# Why are electrons written with a proton number?

Why are electrons written as $\require{mhchem}\ce{^{0}_{-1}e}$ when they have no protons, meaning the proton number should be $0$ and not $-1$?

Is it also acceptable to write $\beta$ particles in this manner, such as $\ce{^0_{-1}\beta}$, considering that a beta particles is basically an electron?
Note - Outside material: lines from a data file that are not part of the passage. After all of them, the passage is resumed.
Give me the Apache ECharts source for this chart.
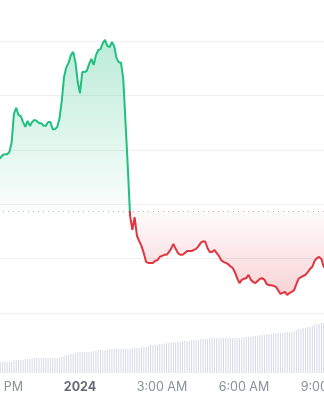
<!DOCTYPE html>
<html>
<head>
<meta charset="utf-8">
<style>
html,body{margin:0;padding:0;background:#fff;}
#chart{width:324px;height:400px;}
</style>
<script src="https://cdn.jsdelivr.net/npm/echarts@6/dist/echarts.min.js"></script>
</head>
<body>
<div id="chart"></div>
<script>
// Time in hours relative to midnight (0 = 1 Jan 2024 00:00), 5-minute steps
const startHour = -3;
const stepHours = 5 / 60;
const tickHours = [-3, 0, 3, 6, 9];
const tickLabels = ['9:00 PM', '2024', '3:00 AM', '6:00 AM', '9:00 AM'];
const baseline = 118.75;

const prices = [
  128.1,128.5,129.0,129.2,129.2,129.6,131.4,136.6,137.7,136.4,
  136.2,135.1,134.2,135.3,134.4,135.1,135.5,135.3,134.9,134.9,
  134.4,134.4,135.1,135.1,133.8,133.8,134.2,135.8,139.0,143.4,
  145.2,146.0,147.4,148.0,146.1,142.5,140.4,144.3,144.3,144.5,
  145.8,146.7,145.6,147.4,148.3,148.5,149.6,150.2,149.1,148.9,
  149.8,149.1,146.9,146.1,146.0,143.0,134.9,126.7,117.8,115.3,
  117.6,114.2,113.2,112.3,111.0,109.4,109.2,109.2,109.2,109.6,
  109.7,110.3,110.5,110.7,110.7,111.2,111.8,112.7,111.8,111.0,
  110.7,110.7,111.0,111.4,111.4,111.4,111.6,111.8,112.3,112.9,
  113.2,113.1,111.9,111.2,111.2,111.6,111.0,110.5,109.7,109.4,
  109.2,109.0,108.6,108.3,107.5,106.4,105.5,106.1,106.3,106.4,
  107.0,106.1,105.7,105.5,105.9,106.3,106.4,106.1,105.3,105.1,
  105.1,105.0,104.8,104.2,103.5,103.7,103.9,103.3,103.7,103.9,
  104.2,105.3,106.3,106.6,106.8,107.0,107.5,108.1,108.5,109.6,
  110.1,110.3,109.9,108.5,108.3
];

const volumes = [
  11,11,11,11,11,11,11,13,13,13,
  13,13,14,14,14,14,15,15,15,15,
  15,15,15,15,15,15,15,15,16,17,
  17,18,19,19,20,21,21,21,21,21,
  21,21,22,22,23,23,23,23,23,24,
  24,24,24,24,24,24,24,24,24,25,
  25,25,25,26,26,26,27,28,28,28,
  28,29,29,29,30,30,30,31,31,31,
  31,32,32,32,32,33,33,33,33,34,
  34,34,34,35,35,35,35,35,35,35,
  35,35,35,35,35,35,35,35,36,36,
  36,36,37,37,37,38,38,38,39,39,
  39,40,40,40,40,40,41,41,41,41,
  42,43,44,44,45,45,46,46,47,48,
  49,49,50,50,50
];

const GREEN = '#20bf80';
const RED = '#e0353f';

const W = 324, H = 400;
const priceGrid = {left: -2, right: -2, top: -13.4, bottom: 87, outerBoundsMode: 'none', containLabel: false};
const volGrid = {left: -2, right: -2, top: 313, bottom: 27, outerBoundsMode: 'none', containLabel: false};
const pMin = 100, pMax = 160;

// pixel position of a price on the price axis (derived from the grid layout above)
const pHeight = H - priceGrid.bottom - priceGrid.top;
function priceToY(v) { return priceGrid.top + (pMax - v) / (pMax - pMin) * pHeight; }
const yTop = priceToY(150), yBase = priceToY(baseline), yLow = priceToY(103);
const fBase = (yBase - yTop) / (yLow - yTop);

const lineGrad = new echarts.graphic.LinearGradient(0, yTop, 0, yLow, [
  {offset: 0, color: GREEN}, {offset: fBase, color: GREEN},
  {offset: fBase, color: RED}, {offset: 1, color: RED}
], true);
const areaGrad = new echarts.graphic.LinearGradient(0, yTop, 0, yLow, [
  {offset: 0, color: 'rgba(32,191,128,0.30)'},
  {offset: fBase, color: 'rgba(32,191,128,0.02)'},
  {offset: fBase, color: 'rgba(224,53,63,0.02)'},
  {offset: 1, color: 'rgba(224,53,63,0.22)'}
], true);

const priceData = prices.map((v, i) => [startHour + i * stepHours, v]);
const volData = volumes.map((v, i) => [startHour + i * stepHours, v]);

const chart = echarts.init(document.getElementById('chart'), null, {renderer: 'canvas'});

function labelFor(v) {
  const idx = tickHours.indexOf(Math.round(v));
  if (idx < 0) return '';
  return tickHours[idx] === 0 ? '{b|' + tickLabels[idx] + '}' : tickLabels[idx];
}

const option = {
  animation: false,
  backgroundColor: '#ffffff',
  grid: [priceGrid, volGrid],
  xAxis: [
    {
      type: 'value', gridIndex: 0, min: -3, max: 9, interval: 3,
      axisLine: {show: false}, axisTick: {show: false},
      axisLabel: {show: false}, splitLine: {show: false}
    },
    {
      type: 'value', gridIndex: 1, min: -3, max: 9, interval: 3,
      axisLine: {show: false}, axisTick: {show: false},
      splitLine: {show: false},
      axisLabel: {
        show: true, margin: 8, fontSize: 12.5,
        fontFamily: 'Inter, "Noto Sans", sans-serif',
        color: '#8a9099',
        showMinLabel: true, showMaxLabel: true,
        alignMinLabel: 'center', alignMaxLabel: 'center',
        hideOverlap: false,
        formatter: labelFor,
        rich: {b: {fontWeight: 'bold', color: '#646b75', fontSize: 12.5, fontFamily: 'Inter, "Noto Sans", sans-serif'}}
      }
    }
  ],
  yAxis: [
    {
      type: 'value', gridIndex: 0, min: pMin, max: pMax, interval: 10,
      axisLine: {show: false}, axisTick: {show: false}, axisLabel: {show: false},
      splitLine: {show: true, lineStyle: {color: '#efefef', width: 1}}
    },
    {
      type: 'value', gridIndex: 1, min: 0, max: 60,
      axisLine: {show: false}, axisTick: {show: false}, axisLabel: {show: false},
      splitLine: {show: false}
    }
  ],
  series: [
    {
      type: 'line', xAxisIndex: 0, yAxisIndex: 0,
      data: priceData, symbol: 'none', smooth: false,
      lineStyle: {width: 2, color: lineGrad},
      itemStyle: {color: GREEN},
      areaStyle: {origin: baseline, opacity: 1, color: areaGrad},
      markLine: {
        silent: true, symbol: 'none', label: {show: false},
        lineStyle: {color: '#b4b8bf', type: [1, 4], width: 1},
        data: [{yAxis: baseline}]
      }
    },
    {
      type: 'bar', xAxisIndex: 1, yAxisIndex: 1,
      data: volData, barWidth: 1,
      itemStyle: {color: '#d6d9e6'}
    }
  ]
};

chart.setOption(option);
</script>
</body>
</html>
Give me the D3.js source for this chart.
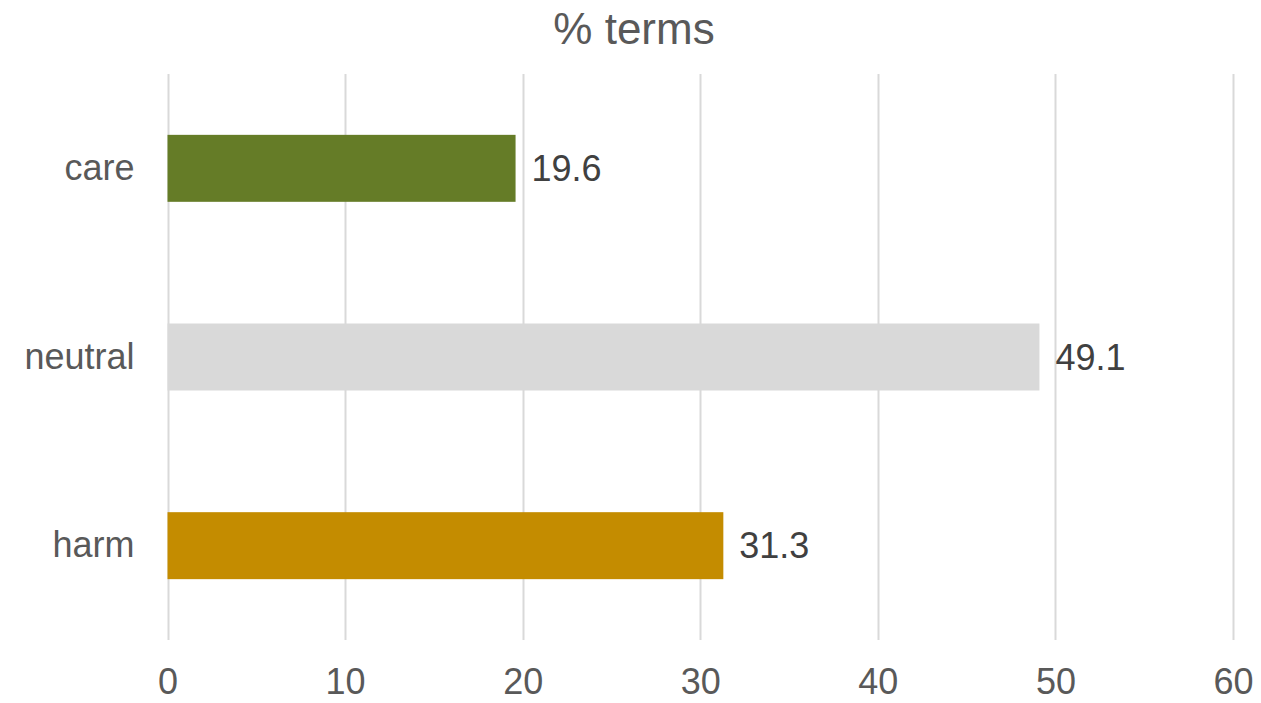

• I have never seen an electron written like that – John Rennie Jun 29 '17 at 6:28
• I have seen this in some books, but I am not sure if it is correct to represent electron in this manner. – Mitchell Jun 29 '17 at 6:42
• I can confirm that it's written in almost all textbooks at my level (I'm a high school student). – Pancake_Senpai Jun 29 '17 at 6:46
• Actually, re-reading the textbooks now it seems like beta particles are written like that more than electrons are. Still, beta minus particles are basically just electrons, so the same question arises. – Pancake_Senpai Jun 29 '17 at 6:48
• @JohnRennie I've seen it frequently enough when discussing nuclear reactions. It's definitely a known and established notation in certain circles. – David Z Jun 29 '17 at 6:58

Proton number is really applicable in Chemistry mostly but in Nuclear equations in physics the proton number and charge is essentially the same in representation. Thus as charge is conserved in a nuclear reaction (e.g. during $\beta$ decay) so thus the sum of all the so called 'proton number' that is the charge must be same as both sides of the equation so as electrons and protons have equal magnitude of charge for protons it corresponds to +1 while it is -1 for electrons. Hence, this notation is sometimes used.